Un outil moderne au service du territoire, mais aussi une leçon de voyage. La carte routière et touristique de Nouvelle-Calédonie revient en force grâce au numérique.
La carte routière, un objet de résistance face au GPS
Dans un monde saturé de GPS et de smartphones, on aurait pu croire la carte routière condamnée à disparaître. Pourtant, en Nouvelle-Calédonie, elle continue d’exister et même de se moderniser. Publiée pour la première fois en 2017 à l’échelle du 1 :500 000, la carte routière et touristique proposait une vision synthétique du territoire : réseau routier, reliefs, tribus, lieux-dits, points d’intérêt.
En août 2025, ce patrimoine cartographique franchit un cap décisif. La donnée géographique ayant servi à produire cette carte est désormais disponible en version numérique vectorielle, sous le nom de BDCARTO500-NC, librement téléchargeable sur le portail Géorep.
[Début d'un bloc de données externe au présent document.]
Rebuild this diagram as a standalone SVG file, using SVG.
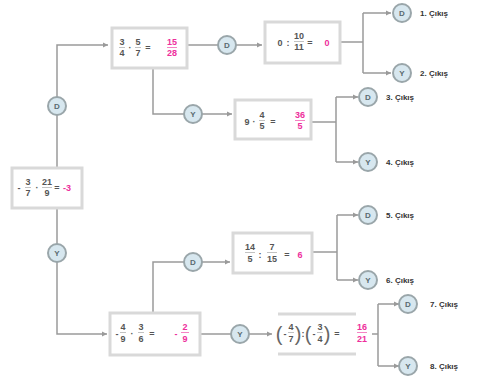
<svg xmlns="http://www.w3.org/2000/svg" width="477" height="379" viewBox="0 0 477 379">
<style>
.bx{fill:#fff;stroke:#d9d9d9;stroke-width:3}
.ln{fill:none;stroke:#9a9a9a;stroke-width:1.5}
.cc{fill:#d7e7ef;stroke:#9aa6aa;stroke-width:2}
.cl{font-family:"Liberation Sans",Arial,sans-serif;font-size:8px;font-weight:bold;fill:#5a6a70;text-anchor:middle}
.lb{font-family:"Liberation Sans",Arial,sans-serif;font-size:8px;font-weight:bold;fill:#333}
.m{font-family:"Liberation Sans",Arial,sans-serif;font-size:9px;font-weight:bold;fill:#555;text-anchor:middle}
.p{fill:#ee2f9c}
.bar{stroke:#999;stroke-width:0.6}
.pbar{stroke:#ee2f9c;stroke-width:0.6}
.par{font-family:"Liberation Sans",Arial,sans-serif;font-size:20px;fill:#666;text-anchor:middle}
</style>
<defs>
<marker id="ah" markerWidth="6" markerHeight="6" refX="5" refY="3" orient="auto" markerUnits="userSpaceOnUse">
<path d="M0,0.5 L5,3 L0,5.5 z" fill="#9a9a9a"/>
</marker>
</defs>

<g id="connectors">
<path class="ln" d="M57,168 V45 H108" marker-end="url(#ah)"/>
<path class="ln" d="M57,208 V334 H107" marker-end="url(#ah)"/>
<path class="ln" d="M187,45 H218"/>
<path class="ln" d="M236,45 H262" marker-end="url(#ah)"/>
<path class="ln" d="M340,42 H363"/>
<path class="ln" d="M363,13 V73"/>
<path class="ln" d="M363,13 H391" marker-end="url(#ah)"/>
<path class="ln" d="M363,73 H391" marker-end="url(#ah)"/>
<path class="ln" d="M153,68 V114 H184"/>
<path class="ln" d="M202,114 H232" marker-end="url(#ah)"/>
<path class="ln" d="M311,122 H336"/>
<path class="ln" d="M336,97 V162"/>
<path class="ln" d="M336,97 H358" marker-end="url(#ah)"/>
<path class="ln" d="M336,162 H358" marker-end="url(#ah)"/>
<path class="ln" d="M153,313 V262 H184"/>
<path class="ln" d="M202,262 H230" marker-end="url(#ah)"/>
<path class="ln" d="M312,252 H337"/>
<path class="ln" d="M337,215 V280"/>
<path class="ln" d="M337,215 H358" marker-end="url(#ah)"/>
<path class="ln" d="M337,280 H358" marker-end="url(#ah)"/>
<path class="ln" d="M200,334 H231"/>
<path class="ln" d="M249,334 H272" marker-end="url(#ah)"/>
<path class="ln" d="M372,334 H378"/>
<path class="ln" d="M378,304 V366"/>
<path class="ln" d="M378,304 H399" marker-end="url(#ah)"/>
<path class="ln" d="M378,366 H399" marker-end="url(#ah)"/>
</g>

<g id="root">
<rect class="bx" x="12" y="168" width="70" height="40"/>
<text class="m" x="19" y="191">-</text>
<text class="m" x="28" y="185">3</text><line class="bar" x1="25" y1="187.5" x2="31" y2="187.5"/><text class="m" x="28" y="196">7</text>
<text class="m" x="37" y="191">·</text>
<text class="m" x="47" y="185">21</text><line class="bar" x1="42" y1="187.5" x2="52" y2="187.5"/><text class="m" x="47" y="196">9</text>
<text class="m" x="57" y="191">=</text>
<text class="m p" x="67" y="191">-3</text>
</g>

<g id="c-d0"><circle class="cc" cx="57" cy="106" r="9"/><text class="cl" x="57" y="109">D</text></g>
<g id="c-y0"><circle class="cc" cx="57" cy="253" r="9"/><text class="cl" x="57" y="256">Y</text></g>

<g id="box1">
<rect class="bx" x="112" y="28" width="75" height="40"/>
<text class="m" x="122" y="45">3</text><line class="bar" x1="119" y1="47.5" x2="125" y2="47.5"/><text class="m" x="122" y="56">4</text>
<text class="m" x="130" y="51">·</text>
<text class="m" x="138" y="45">5</text><line class="bar" x1="135" y1="47.5" x2="141" y2="47.5"/><text class="m" x="138" y="56">7</text>
<text class="m" x="148" y="51">=</text>
<text class="m p" x="172" y="45">15</text><line class="pbar" x1="167" y1="47.5" x2="177" y2="47.5"/><text class="m p" x="172" y="56">28</text>
</g>

<g id="c-d1"><circle class="cc" cx="227" cy="45" r="9"/><text class="cl" x="227" y="48">D</text></g>

<g id="box2">
<rect class="bx" x="265" y="22" width="75" height="41"/>
<text class="m" x="280" y="46">0</text>
<text class="m" x="288" y="46">:</text>
<text class="m" x="299" y="39">10</text><line class="bar" x1="294" y1="41.5" x2="304" y2="41.5"/><text class="m" x="299" y="50">11</text>
<text class="m" x="310" y="46">=</text>
<text class="m p" x="327" y="46">0</text>
</g>

<g id="out1"><circle class="cc" cx="402" cy="13" r="9"/><text class="cl" x="402" y="16">D</text><text class="lb" x="420" y="16">1. Çıkış</text></g>
<g id="out2"><circle class="cc" cx="402" cy="73" r="9"/><text class="cl" x="402" y="76">Y</text><text class="lb" x="420" y="76">2. Çıkış</text></g>

<g id="c-y1"><circle class="cc" cx="193" cy="114" r="9"/><text class="cl" x="193" y="117">Y</text></g>

<g id="box3">
<rect class="bx" x="235" y="100" width="76" height="39"/>
<text class="m" x="247" y="125">9</text>
<text class="m" x="254" y="125">·</text>
<text class="m" x="262" y="118">4</text><line class="bar" x1="259" y1="120.5" x2="265" y2="120.5"/><text class="m" x="262" y="129">5</text>
<text class="m" x="273" y="125">=</text>
<text class="m p" x="300" y="118">36</text><line class="pbar" x1="295" y1="120.5" x2="305" y2="120.5"/><text class="m p" x="300" y="129">5</text>
</g>

<g id="out3"><circle class="cc" cx="368" cy="97" r="9"/><text class="cl" x="368" y="100">D</text><text class="lb" x="386" y="100">3.  Çıkış</text></g>
<g id="out4"><circle class="cc" cx="368" cy="162" r="9"/><text class="cl" x="368" y="165">Y</text><text class="lb" x="386" y="165">4.  Çıkış</text></g>

<g id="c-d2"><circle class="cc" cx="193" cy="262" r="9"/><text class="cl" x="193" y="265">D</text></g>

<g id="box4">
<rect class="bx" x="233" y="233" width="79" height="40"/>
<text class="m" x="250" y="250">14</text><line class="bar" x1="245" y1="252.5" x2="255" y2="252.5"/><text class="m" x="250" y="262">5</text>
<text class="m" x="260" y="258">:</text>
<text class="m" x="272" y="250">7</text><line class="bar" x1="267" y1="252.5" x2="277" y2="252.5"/><text class="m" x="272" y="262">15</text>
<text class="m" x="287" y="258">=</text>
<text class="m p" x="300" y="258">6</text>
</g>

<g id="out5"><circle class="cc" cx="368" cy="215" r="9"/><text class="cl" x="368" y="218">D</text><text class="lb" x="386" y="218">5.  Çıkış</text></g>
<g id="out6"><circle class="cc" cx="368" cy="280" r="9"/><text class="cl" x="368" y="283">Y</text><text class="lb" x="386" y="283">6.  Çıkış</text></g>

<g id="box5">
<rect class="bx" x="110" y="313" width="90" height="42"/>
<text class="m" x="117" y="337">-</text>
<text class="m" x="123" y="330">4</text><line class="bar" x1="120" y1="332.5" x2="126" y2="332.5"/><text class="m" x="123" y="342">9</text>
<text class="m" x="132" y="337">·</text>
<text class="m" x="141" y="330">3</text><line class="bar" x1="138" y1="332.5" x2="144" y2="332.5"/><text class="m" x="141" y="342">6</text>
<text class="m" x="152" y="337">=</text>
<text class="m p" x="176" y="337">-</text>
<text class="m p" x="185" y="330">2</text><line class="pbar" x1="181" y1="332.5" x2="189" y2="332.5"/><text class="m p" x="185" y="342">9</text>
</g>

<g id="c-y2"><circle class="cc" cx="240" cy="334" r="9"/><text class="cl" x="240" y="337">Y</text></g>

<g id="expr">
<line x1="278" y1="314" x2="356" y2="314" stroke="#d9d9d9" stroke-width="3"/>
<line x1="278" y1="354" x2="356" y2="354" stroke="#d9d9d9" stroke-width="3"/>
<text class="par" x="279" y="341">(</text>
<text class="m" x="285" y="337">-</text>
<text class="m" x="291" y="330">4</text><line class="bar" x1="288" y1="332.5" x2="294" y2="332.5"/><text class="m" x="291" y="342">7</text>
<text class="par" x="298" y="341">)</text>
<text class="m" x="303" y="337">:</text>
<text class="par" x="308" y="341">(</text>
<text class="m" x="314" y="337">-</text>
<text class="m" x="320" y="330">3</text><line class="bar" x1="317" y1="332.5" x2="323" y2="332.5"/><text class="m" x="320" y="342">4</text>
<text class="par" x="327" y="341">)</text>
<text class="m" x="337" y="337">=</text>
<text class="m p" x="362" y="330">16</text><line class="pbar" x1="357" y1="332.5" x2="367" y2="332.5"/><text class="m p" x="362" y="342">21</text>
</g>

<g id="out7"><circle class="cc" cx="408" cy="304" r="9"/><text class="cl" x="408" y="307">D</text><text class="lb" x="430" y="307">7.  Çıkış</text></g>
<g id="out8"><circle class="cc" cx="408" cy="366" r="9"/><text class="cl" x="408" y="369">Y</text><text class="lb" x="430" y="369">8.  Çıkış</text></g>
</svg>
Conçue pour être exploitée dans les logiciels SIG ou en publication assistée par ordinateur, cette donnée permet une lecture interactive et moderne, tout en restant fidèle à l’esprit de la carte papier.
Si les ventes ont reculé sous l’effet des applications mobiles, la carte pliée n’a jamais disparu. Elle reste vendue dans les grandes surfaces, librairies et au guichet de la DITTT, au prix conseillé de 2 400 francs. En parallèle, la DITTT commercialise également 26 cartes topographiques au 1/50 000e, à 1 500 francs l’unité.
Une leçon de liberté et de maîtrise de l’espace
Le GPS impose une logique de performance : le plus court chemin, le plus rapide, le plus fluide. Mais cette logique utilitariste appauvrit l’expérience du voyage. La carte, au contraire, rend au conducteur la liberté de choisir sa route. Elle organise l’espace, hiérarchise les informations, offre une vision d’ensemble que l’écran d’un smartphone ne peut fournir.
Avec une carte, on décide de passer par une rivière, un col ou un village. On devient soi-même le guide de son voyage, on construit son itinéraire au lieu de se laisser guider. La carte est une abstraction, certes, mais une abstraction qui libère. Elle nous invite à comprendre le territoire, à l’embrasser d’un seul coup d’œil.
C’est une leçon presque philosophique : la carte n’est pas qu’un outil de navigation, elle est un moyen d’appréhender le monde.
Là où le GPS réduit l’espace à une succession de points, la carte donne une profondeur, une cohérence, une dimension humaine au voyage. Elle incarne une conception française du rapport au territoire : comprendre avant d’agir, choisir plutôt que subir.
La carte, entre modernité numérique et tradition papier
La mise en ligne de BDCARTO500-NC illustre cette volonté de conjuguer tradition et innovation. Oui, la carte routière papier garde un parfum un peu désuet, comme un téléphone fixe dans un monde d’objets connectés. Mais elle résiste, précisément parce qu’elle apporte ce que le numérique ne peut pas donner : l’expérience sensible du voyage.
Cependant, attention : la carte n’est pas le territoire. Elle demeure une représentation abstraite, qui doit sans cesse être confrontée au paysage réel. Sans ce va-et-vient entre papier et terrain, le risque est de se perdre, ou de transformer un trajet en une dispute familiale mémorable. Voilà la deuxième leçon : savoir lire une carte, c’est accepter qu’elle n’est qu’un outil, pas une fin en soi.
Et c’est là tout l’équilibre trouvé par la Nouvelle-Calédonie : offrir à la fois le pragmatisme du numérique avec des données vectorielles exploitables par les professionnels, et la permanence rassurante du papier, disponible partout à un prix abordable.
En définitive, la carte routière calédonienne, loin d’être une relique, s’impose comme un symbole d’attachement au territoire. Elle n’est pas seulement un outil technique : elle incarne une vision, une culture, une manière de voyager librement. Et dans un monde où tout se standardise, la résistance d’un tel objet a valeur de manifeste.